Green’s Dictionary of Slang

squab n.1

[? SE squab, a fat cushion or a well-upholstered sofa]

1. a very fat person; also as adj.

[UK]B.E. Dict. Canting Crew n.p.: Squab a very fat, truss Person.
[UK]N. Ward London Spy XI 262: The Mob declaring their Approbation and Applause [...] which was no little Satisfaction to the Wabbling Squab.
Pope Letter To Lady M. W. Montague 18 Aug. n.p.: The prudes of this world owed all their fine figure only to their being a little straiter laced; and that they were naturally as arrant squabs as those that went more loose [F&H].
[UK]Newcastle Courant 11 Nov. 10/1: A Dutchman is thick, A Dutch woman squab.
[UK]New Canting Dict. [as cit. c.1698].
[UK]Bailey Universal Etym. Eng. Dict. [as cit. c.1698].
[UK]Foote Mayor of Garrat in Works (1799) I 163: Margery Squab, of Ratcliffe-Highway, spinster.
[UK]Thrale Thraliana i Dec. 198: Women's Minds are commonly like their Shapes, either screwed up to ridiculous Smallness, or else loosed out—to a Squab, in their own emphatical phrase.
W. Cowper Prog. of Error 218: Gorgonius sits, abdominous and wan, Like a fat squab upon a Chinese fan.
[UK]B.H. Malkin (trans.) Adventures of Gil Blas (1822) II 197: His rib was a fat laughing squab of a woman.
[UK]C.M. Westmacott Eng. Spy I 363: A fat, little squab of a citizen.
[Ire]Sthn Reporter (Cork) 25 Nov. 4/1: A bloated fat squab of a gourmand.
[UK]‘Paul Pry’ Oddities of London Life 9: Gardener, a squab, blear eyed personage, better known in the polished regions of Duck-lane by his sobriquet of ‘Crackem’.
D. Jerrold Story of Feather 141: This spiritual comforter as a fat, squab man.
[UK]Croydon Chron. 3 May 2/4: Dora Stagg [...] added that she heard the defendent call complainant ‘an awkward fat squab’.
[US]Pittsburgh Dly Post (PA) 16 July 9/2: A fat man is a squab.
[US]Wood & Goddard Dict. Amer. Sl.
Record (Hackensack, NJ) 6 Mar. 4/7: ‘Squab’ [...] may also be applied to a fat, short person.

2. a short person.

[US]J.C. Neal Pic-nic Sketches 207: He looks down with disdain upon little people. He calls them ‘squabs’.

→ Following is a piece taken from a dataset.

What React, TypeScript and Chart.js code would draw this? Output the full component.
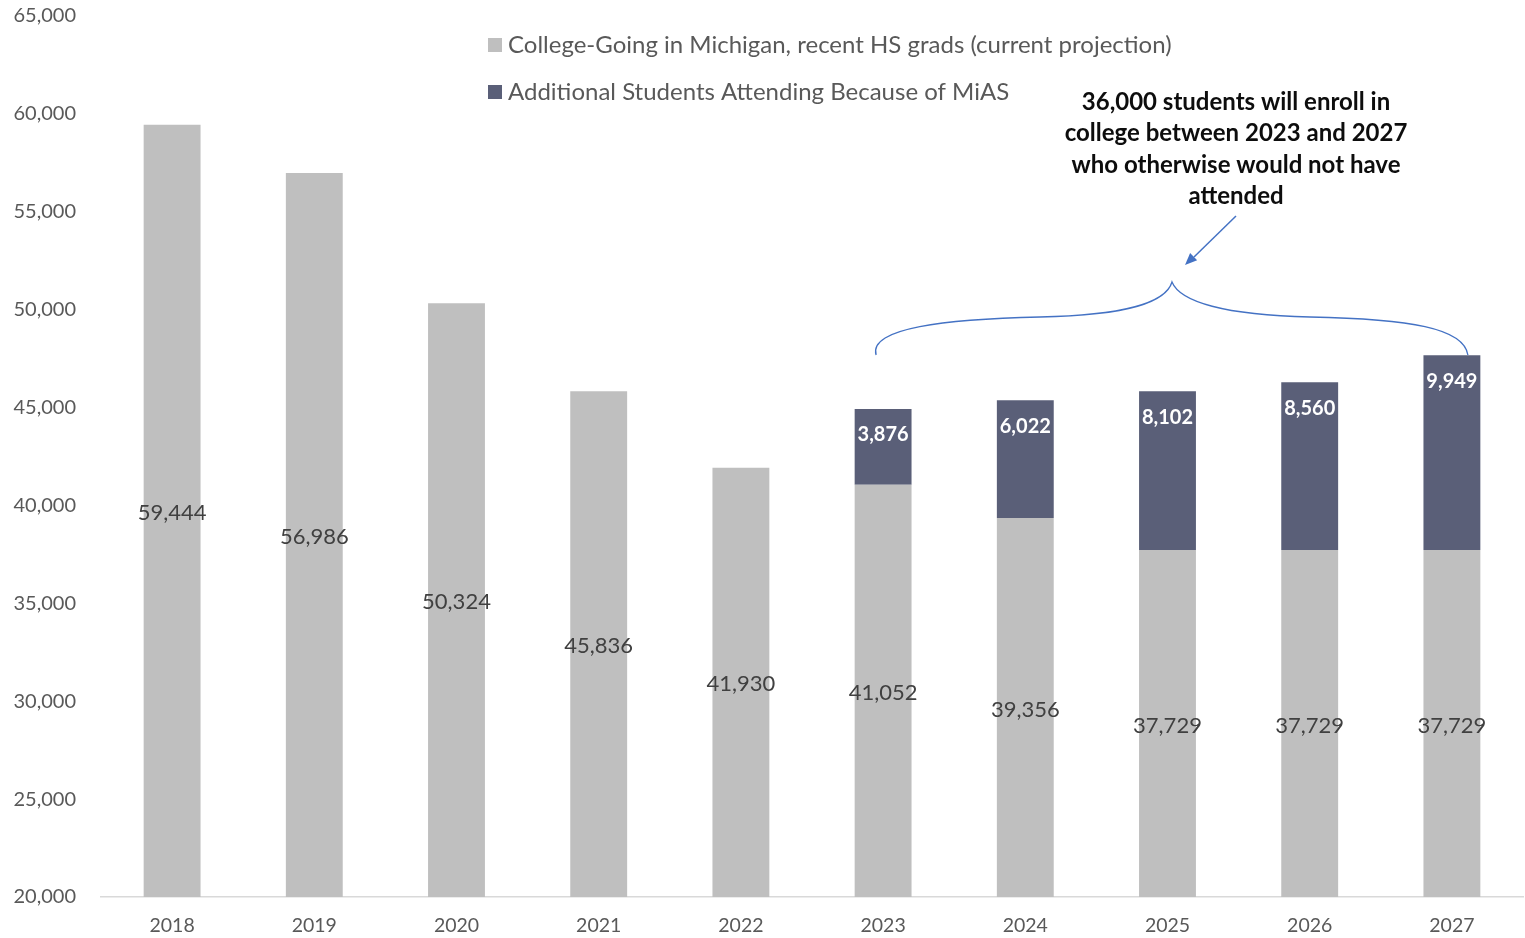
import React, { useEffect, useRef } from "react";
import { Chart, registerables } from "chart.js";

Chart.register(...registerables);

const years = ["2018", "2019", "2020", "2021", "2022", "2023", "2024", "2025", "2026", "2027"];
const collegeGoing = [59444, 56986, 50324, 45836, 41930, 41052, 39356, 37729, 37729, 37729];
const additional = [null, null, null, null, null, 3876, 6022, 8102, 8560, 9949];
const legendLabels = [
  "College-Going in Michigan, recent HS grads (current projection)",
  "Additional Students Attending Because of MiAS",
];
const annotationLines = [
  "36,000 students will enroll in",
  "college between 2023 and 2027",
  "who otherwise would not have",
  "attended",
];
const yMin = 20000;
const yMax = 65000;
const yStep = 5000;

const GREY = "#BFBFBF";
const DARK = "#5A5F78";
const BLUE = "#4472C4";
const FONT = "Lato, 'Open Sans', sans-serif";
const OFF = 21; // canvas is shifted up by this many pixels

const fmt = (v: number) => v.toLocaleString("en-US");

const overlayPlugin = {
  id: "overlay",
  afterDatasetsDraw(chart: any) {
    const ctx = chart.ctx as CanvasRenderingContext2D;
    const y = chart.scales.y;
    const meta0 = chart.getDatasetMeta(0);
    const meta1 = chart.getDatasetMeta(1);
    ctx.save();
    ctx.textAlign = "center";
    ctx.textBaseline = "middle";
    ctx.font = `22px ${FONT}`;
    ctx.fillStyle = "#404040";
    collegeGoing.forEach((v, i) => {
      const el = meta0.data[i];
      const top = y.getPixelForValue(v);
      const bottom = y.getPixelForValue(yMin);
      ctx.fillText(fmt(v), el.x, (top + bottom) / 2 + 2);
    });
    ctx.font = `bold 20px ${FONT}`;
    ctx.fillStyle = "#FFFFFF";
    additional.forEach((v, i) => {
      if (v == null) return;
      const el = meta1.data[i];
      ctx.fillText(fmt(v), el.x, el.y + 26);
    });
    ctx.restore();
  },
  afterDraw(chart: any) {
    const ctx = chart.ctx as CanvasRenderingContext2D;
    const x = chart.scales.x;
    ctx.save();
    ctx.translate(0, OFF);
    const legendColors = [GREY, DARK];
    const legendY = [45, 92];
    ctx.font = `24px ${FONT}`;
    ctx.textAlign = "left";
    ctx.textBaseline = "middle";
    legendLabels.forEach((t, i) => {
      ctx.fillStyle = legendColors[i];
      ctx.fillRect(488, legendY[i] - 7, 14, 14);
      ctx.fillStyle = "#595959";
      ctx.fillText(t, 508, legendY[i]);
    });
    ctx.font = `bold 24px ${FONT}`;
    ctx.fillStyle = "#0D0D0D";
    ctx.textAlign = "center";
    const ty = [102, 133, 165, 196];
    annotationLines.forEach((t, i) => ctx.fillText(t, 1236, ty[i]));
    ctx.strokeStyle = BLUE;
    ctx.fillStyle = BLUE;
    ctx.lineWidth = 1.5;
    ctx.beginPath();
    ctx.moveTo(1236, 216);
    ctx.lineTo(1194, 257);
    ctx.stroke();
    const ax = 1185, ay = 265;
    const ang = Math.atan2(ay - 216, ax - 1236);
    ctx.beginPath();
    ctx.moveTo(ax, ay);
    ctx.lineTo(ax - 13 * Math.cos(ang - 0.4), ay - 13 * Math.sin(ang - 0.4));
    ctx.lineTo(ax - 13 * Math.cos(ang + 0.4), ay - 13 * Math.sin(ang + 0.4));
    ctx.closePath();
    ctx.fill();
    const left = x.getPixelForValue(5) - 7;
    const right = x.getPixelForValue(9) + 16;
    const peak = 1172;
    ctx.lineWidth = 1.3;
    ctx.beginPath();
    ctx.moveTo(left, 355);
    ctx.bezierCurveTo(left - 8, 328, left + 70, 319, 1040, 317);
    ctx.bezierCurveTo(1130, 315, 1166, 302, peak, 282);
    ctx.bezierCurveTo(1180, 302, 1225, 315, 1310, 317);
    ctx.bezierCurveTo(1410, 319, right - 4, 328, right, 355);
    ctx.stroke();
    ctx.restore();
  },
};

export default function App() {
  const ref = useRef<HTMLCanvasElement | null>(null);
  useEffect(() => {
    if (!ref.current) return;
    const chart = new Chart(ref.current, {
      type: "bar",
      data: {
        labels: years,
        datasets: [
          {
            label: legendLabels[0],
            data: collegeGoing,
            backgroundColor: GREY,
            barPercentage: 0.4,
            categoryPercentage: 1,
          },
          {
            label: legendLabels[1],
            data: additional as any,
            backgroundColor: DARK,
            barPercentage: 0.4,
            categoryPercentage: 1,
          },
        ],
      },
      options: {
        responsive: false,
        animation: false,
        layout: { padding: { top: 0, right: 2, left: 0, bottom: 0 } },
        plugins: {
          legend: { display: false },
          tooltip: { enabled: false },
        },
        scales: {
          x: {
            stacked: true,
            grid: { display: false, drawTicks: false },
            border: { color: "#D9D9D9", width: 1.5 },
            ticks: { color: "#595959", font: { family: FONT, size: 19.5 }, padding: 17 },
            afterFit: (s: any) => {
              s.height = 41;
            },
          },
          y: {
            stacked: true,
            min: yMin,
            max: yMax,
            grid: { display: false, drawTicks: false },
            border: { display: false },
            ticks: {
              stepSize: yStep,
              color: "#595959",
              font: { family: FONT, size: 20 },
              padding: 25,
              callback: (v: any) => fmt(Number(v)),
            },
            afterFit: (s: any) => {
              s.width = 101;
            },
          },
        },
      },
      plugins: [overlayPlugin],
    });
    return () => chart.destroy();
  }, []);
  return (
    <div style={{ position: "absolute", left: 0, top: 0, width: 1525, height: 938, overflow: "hidden", background: "#fff" }}>
      <canvas
        ref={ref}
        width={1525}
        height={938 + OFF}
        style={{ display: "block", position: "absolute", left: 0, top: -OFF }}
      />
    </div>
  );
}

3. used adv. too denote the sudden decent of a squab-shaped individual or object ontoo a hard surface.

[UK]Pierce Egan’s Life in London 19 Feb. 446/2: The watchman pushed him down squab upon the lantern, by which squab it was smashed.

4. (UK und.) a sofa.

[UK]Thieves Slang ms list from District Police Training Centre, Ryton-on-Dunsmore, Warwicks 10: Squab or sq[u]ob: Couch or sofa.

In derivatives

squabby (adj.)

fat, also as nickname.

G. Little American Cruiser 201: ‘She was a short, thick, squabby, red-faced, one-eyed Irish gal’.
Old North State (Elizabeth City, NC) 7 Dec. 1/2: ‘Why, look here,’ said a great squabby fellow.
Reynolds’s Newspaper (London) 14 Dec. 3/1: A more commonplace miscreant whose name of Squabby (by which his companions addressed him) was [...] one of those external indications of character.
J.H. Warren Crying Shame of NY 117: Huge limbed and squabby, they show in their make-up the low breed of the human animal from which they spring.
Jackson Standard (OH) 23 Dec. 3/3: His host — whom we will call Squabby — proposed to come to town.
Kansas Wkly Herald (Hiawatha, KS) 13 Feb. 1/4: In appearance he was a squabby fellow.
Courier (Waterloo, IA) 28 Oct. 4/4: A squabby, red-faced woman, sitting on the edge of a low bed, leered upon me, but with no salutation.
J.W. Riley Complete Wks 9 2441: A squabby, red-faced [...] leered upon me .
[US]Dly News (NY) 17 June 76/2: Squabby Vines was not his usual cheerful self.
[US]Courier Jrnl (Louisville, KY) 7 Dec. 2/5: Slim and Squabby Leo were two gray cats.